Les assureurs menacés par une pénurie de main-d'oeuvre qualifiée
Une pénurie de personnel qualifié se dessine dans les assurances. Et le "oui" à l'initiative de l'UDC contre l'immigration de masse ne simplifie pas la situation. Les acteurs du secteur ne s'en inquiètent pas trop pour l'heure, préférant soigner leur image.
Pour le porte-parole de Swiss Life Simon Zogg, les besoins en main-d'oeuvre spécialisée ont augmenté au cours des dernières années et trop peu de personnes sont formées dans certains domaines. Photo: Swiss Life
Berne (ats) Le Tessinois Tancredi Tommasina, 43 ans, est un homme demandé sur le marché du travail. Mathématicien, il vient de quitter une société de conseil pour rejoindre Swiss Life en qualité de chef du risque et de directeur de l'actuariat pour la Suisse. Une offre d'emploi qui l'a convaincu.
Tancredi Tommasina connaît déjà l'entreprise. Après ses études à l'Ecole polytechnique fédérale de Zurich (EPFZ), il avait déjà travaillé durant sept ans pour le compte de l'assureur zurichois. La branche offre un débouché valable à ses yeux, avec un large spectre de possibilités.
Un jugement qui n'est pas partagé par tout le monde, comme le rappelle Hansjörg Ryser, porte-parole d'Helvetia. "Dans les métiers hors de l'assurance, le secteur apparaît toujours comme peu attrayant, même s'il offre des perspectives intéressantes."
Et Hansjörg Ryser de mentionner l'image austère et de "colporteur" qui colle encore à la peau des employés du secteur. "Malgré les crises et l'image négative parfois véhiculée par la presse, le milieu bancaire est toujours considéré comme plus attractif", estime-t-il.
La pénurie menace
La branche est principalement en manque d'experts - des actuaires, des conseillers, des juristes notamment. Ainsi, l'Association suisse d'assurances (ASA) a recensé en janvier 1240 postes vacants. Pour Sabine Alder, porte-parole de l'ASA, une proportion de 2% de postes vacants par rapport au nombre total d'employés du secteur n'est toutefois pas exceptionnelle.
"Pour le moment, nous disposons d'encore suffisamment de personnel qualifié, mais nous allons rencontrer des difficultés", explique-t-elle. "Une des principales explications à cela est l'évolution démographique: les baby-boomers partent à la retraite et la relève n'est pas suffisante".
Pour le porte-parole de Swiss Life Simon Zogg, les besoins en main-d'oeuvre spécialisée ont augmenté au cours des dernières années et trop peu de personnes sont formées dans certains domaines.

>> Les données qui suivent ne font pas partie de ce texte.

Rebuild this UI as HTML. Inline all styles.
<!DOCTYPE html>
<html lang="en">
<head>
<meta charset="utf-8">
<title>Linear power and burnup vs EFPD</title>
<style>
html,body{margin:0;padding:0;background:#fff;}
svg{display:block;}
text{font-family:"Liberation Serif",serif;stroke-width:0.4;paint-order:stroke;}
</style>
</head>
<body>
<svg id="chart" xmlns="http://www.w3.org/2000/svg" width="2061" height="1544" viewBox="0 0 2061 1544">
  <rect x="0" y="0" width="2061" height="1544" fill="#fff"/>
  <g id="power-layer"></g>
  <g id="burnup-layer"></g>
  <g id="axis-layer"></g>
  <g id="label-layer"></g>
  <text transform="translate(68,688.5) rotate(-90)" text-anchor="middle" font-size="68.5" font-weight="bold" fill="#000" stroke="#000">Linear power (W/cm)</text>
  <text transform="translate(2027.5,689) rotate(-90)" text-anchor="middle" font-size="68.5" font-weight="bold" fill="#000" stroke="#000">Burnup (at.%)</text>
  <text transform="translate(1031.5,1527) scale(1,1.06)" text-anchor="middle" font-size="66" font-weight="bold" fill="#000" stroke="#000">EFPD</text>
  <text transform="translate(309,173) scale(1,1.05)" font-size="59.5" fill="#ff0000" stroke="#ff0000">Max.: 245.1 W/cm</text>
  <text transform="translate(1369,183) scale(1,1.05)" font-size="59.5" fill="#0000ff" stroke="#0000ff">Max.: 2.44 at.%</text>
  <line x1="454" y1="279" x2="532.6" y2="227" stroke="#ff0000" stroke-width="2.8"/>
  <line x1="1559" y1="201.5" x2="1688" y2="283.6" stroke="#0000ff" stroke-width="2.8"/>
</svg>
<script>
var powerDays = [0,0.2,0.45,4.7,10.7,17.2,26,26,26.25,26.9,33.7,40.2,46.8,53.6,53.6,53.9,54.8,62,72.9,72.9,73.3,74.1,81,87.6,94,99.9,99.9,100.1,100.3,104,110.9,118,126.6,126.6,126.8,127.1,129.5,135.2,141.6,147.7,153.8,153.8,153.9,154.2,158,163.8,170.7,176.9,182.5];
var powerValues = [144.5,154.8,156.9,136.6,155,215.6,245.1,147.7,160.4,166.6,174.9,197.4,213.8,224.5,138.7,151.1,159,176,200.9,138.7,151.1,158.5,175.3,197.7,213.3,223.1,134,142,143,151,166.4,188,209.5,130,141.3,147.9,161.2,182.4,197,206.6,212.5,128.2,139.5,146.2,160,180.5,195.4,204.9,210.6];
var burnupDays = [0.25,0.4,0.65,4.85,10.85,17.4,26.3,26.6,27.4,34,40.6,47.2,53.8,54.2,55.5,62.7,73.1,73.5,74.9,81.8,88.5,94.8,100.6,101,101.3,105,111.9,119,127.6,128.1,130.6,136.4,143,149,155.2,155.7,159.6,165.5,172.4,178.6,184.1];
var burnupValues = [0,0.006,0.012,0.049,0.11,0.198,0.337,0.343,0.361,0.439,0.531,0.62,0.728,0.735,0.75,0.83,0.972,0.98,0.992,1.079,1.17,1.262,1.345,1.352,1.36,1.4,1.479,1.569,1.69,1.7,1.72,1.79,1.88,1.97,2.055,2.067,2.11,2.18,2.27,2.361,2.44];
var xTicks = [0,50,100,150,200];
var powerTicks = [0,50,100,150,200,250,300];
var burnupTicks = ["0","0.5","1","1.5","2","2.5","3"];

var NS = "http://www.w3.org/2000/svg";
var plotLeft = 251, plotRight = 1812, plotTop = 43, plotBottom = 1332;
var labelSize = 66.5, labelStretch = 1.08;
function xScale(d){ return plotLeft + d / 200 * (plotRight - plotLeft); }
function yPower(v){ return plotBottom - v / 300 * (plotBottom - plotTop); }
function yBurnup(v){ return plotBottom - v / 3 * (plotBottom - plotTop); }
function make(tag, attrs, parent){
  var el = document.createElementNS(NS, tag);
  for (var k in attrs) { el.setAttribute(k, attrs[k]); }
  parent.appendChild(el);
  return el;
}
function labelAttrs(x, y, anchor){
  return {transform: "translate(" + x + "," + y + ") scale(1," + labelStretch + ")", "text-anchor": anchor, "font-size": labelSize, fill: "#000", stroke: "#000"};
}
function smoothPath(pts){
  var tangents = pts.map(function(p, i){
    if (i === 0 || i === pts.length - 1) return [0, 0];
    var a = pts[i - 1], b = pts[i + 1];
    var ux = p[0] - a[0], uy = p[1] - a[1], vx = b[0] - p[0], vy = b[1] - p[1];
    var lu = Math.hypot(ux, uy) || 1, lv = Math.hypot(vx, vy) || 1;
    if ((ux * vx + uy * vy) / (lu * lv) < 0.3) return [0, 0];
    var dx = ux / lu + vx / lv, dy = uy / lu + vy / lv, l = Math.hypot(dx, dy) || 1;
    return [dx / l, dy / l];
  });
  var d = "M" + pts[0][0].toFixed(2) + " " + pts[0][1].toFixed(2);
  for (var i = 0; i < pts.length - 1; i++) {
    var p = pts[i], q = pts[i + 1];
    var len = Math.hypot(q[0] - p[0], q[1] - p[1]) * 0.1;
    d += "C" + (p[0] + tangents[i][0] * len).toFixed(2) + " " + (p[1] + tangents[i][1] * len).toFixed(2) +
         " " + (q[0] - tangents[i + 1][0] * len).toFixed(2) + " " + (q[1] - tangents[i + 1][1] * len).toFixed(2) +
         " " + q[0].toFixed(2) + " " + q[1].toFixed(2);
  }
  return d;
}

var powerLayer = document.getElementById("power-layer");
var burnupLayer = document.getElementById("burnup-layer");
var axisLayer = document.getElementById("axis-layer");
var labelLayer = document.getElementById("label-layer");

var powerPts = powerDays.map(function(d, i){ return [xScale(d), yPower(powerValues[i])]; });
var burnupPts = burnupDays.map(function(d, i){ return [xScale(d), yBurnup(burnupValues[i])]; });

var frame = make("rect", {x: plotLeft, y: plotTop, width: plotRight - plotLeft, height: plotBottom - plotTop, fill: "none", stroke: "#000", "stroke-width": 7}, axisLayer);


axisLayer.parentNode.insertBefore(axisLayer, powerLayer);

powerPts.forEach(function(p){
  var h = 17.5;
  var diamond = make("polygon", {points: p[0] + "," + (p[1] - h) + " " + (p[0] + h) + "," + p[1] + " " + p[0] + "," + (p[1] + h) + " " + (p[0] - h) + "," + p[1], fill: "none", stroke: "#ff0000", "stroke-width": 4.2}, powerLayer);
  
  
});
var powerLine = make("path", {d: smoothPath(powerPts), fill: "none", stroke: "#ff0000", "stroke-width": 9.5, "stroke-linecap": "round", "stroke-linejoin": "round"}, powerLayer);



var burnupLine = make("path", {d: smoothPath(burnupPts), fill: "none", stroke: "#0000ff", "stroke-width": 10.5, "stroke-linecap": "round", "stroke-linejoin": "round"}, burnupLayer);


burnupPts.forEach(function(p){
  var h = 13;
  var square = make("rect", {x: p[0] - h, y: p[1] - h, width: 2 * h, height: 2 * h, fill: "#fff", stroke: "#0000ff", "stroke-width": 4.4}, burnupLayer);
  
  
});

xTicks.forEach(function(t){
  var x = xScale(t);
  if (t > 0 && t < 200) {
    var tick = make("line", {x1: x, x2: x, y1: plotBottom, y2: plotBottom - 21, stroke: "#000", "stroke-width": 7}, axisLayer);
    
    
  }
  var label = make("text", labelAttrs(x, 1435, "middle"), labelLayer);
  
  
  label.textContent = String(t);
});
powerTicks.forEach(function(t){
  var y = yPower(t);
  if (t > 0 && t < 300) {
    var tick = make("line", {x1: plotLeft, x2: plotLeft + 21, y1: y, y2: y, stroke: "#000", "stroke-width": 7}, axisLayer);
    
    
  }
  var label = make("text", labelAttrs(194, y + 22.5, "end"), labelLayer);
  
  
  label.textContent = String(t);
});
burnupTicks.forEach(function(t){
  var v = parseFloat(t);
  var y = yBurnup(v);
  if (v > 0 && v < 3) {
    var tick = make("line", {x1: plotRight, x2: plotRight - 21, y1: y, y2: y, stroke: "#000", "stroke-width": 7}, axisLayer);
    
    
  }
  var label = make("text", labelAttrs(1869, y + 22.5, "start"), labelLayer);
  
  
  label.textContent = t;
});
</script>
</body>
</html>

L'institut BAK Basel avertissait ainsi en juin dernier "que le déclin depuis une dizaine d'années du nombre de personnes formées dans le secteur de l'assurance est une tendance qu'il s'agit d'inverser".
Un pas en arrière
Selon Sabine Alder, le "oui" à l'initiative de l'UDC sur l'immigration pourrait encore aggraver la situation. "Pour les compagnies d'assurances, la disponibilité de personnel qualifié est l'une des principales raisons pour
s'implanter en Suisse. La réintroduction de quotas représente un pas en arrière et affecte l'attractivité du secteur en Suisse", estime-t-elle.
Si une situation de pénurie venait à perdurer, la concurrence entre les entreprises, mais aussi entre les différentes branches pour l'embauche de personnel qualifié s'accentuerait. Les prestations qui ne pourraient plus être
offertes devraient être externalisées, si nécessaire à l'étranger. "Nous ne voyons toutefois aucune incidence immédiate pour les assurés", rassure Mme Alder.
Selon des spécialistes de BAK Basel, une situation de pénurie implique de particulièrement soigner l'attractivité du secteur, mais aussi la formation et la formation continue du personnel. Un aspect qui semble avoir été pris en compte par les assureurs.
Motiver le personnel
"Nous encourageons les mouvements à l'interne, vers le haut et de manière horizontale", explique par exemple Frank Keidel, porte-parole chez l'assureur Zurich. "Pour cela, nous avons mis sur pied depuis des années le programme 'change your job, not your employer', précise-t-il.
D'autres assureurs ont établi des programmes de carrière et des possibilités de formation, ainsi que des modalités de travail à temps partiel pour satisfaire leurs employés. "La meilleure mesure pour prévenir la pénurie de travailleurs qualifiés est de ne pas perdre son propre personnel", expliquent-ils.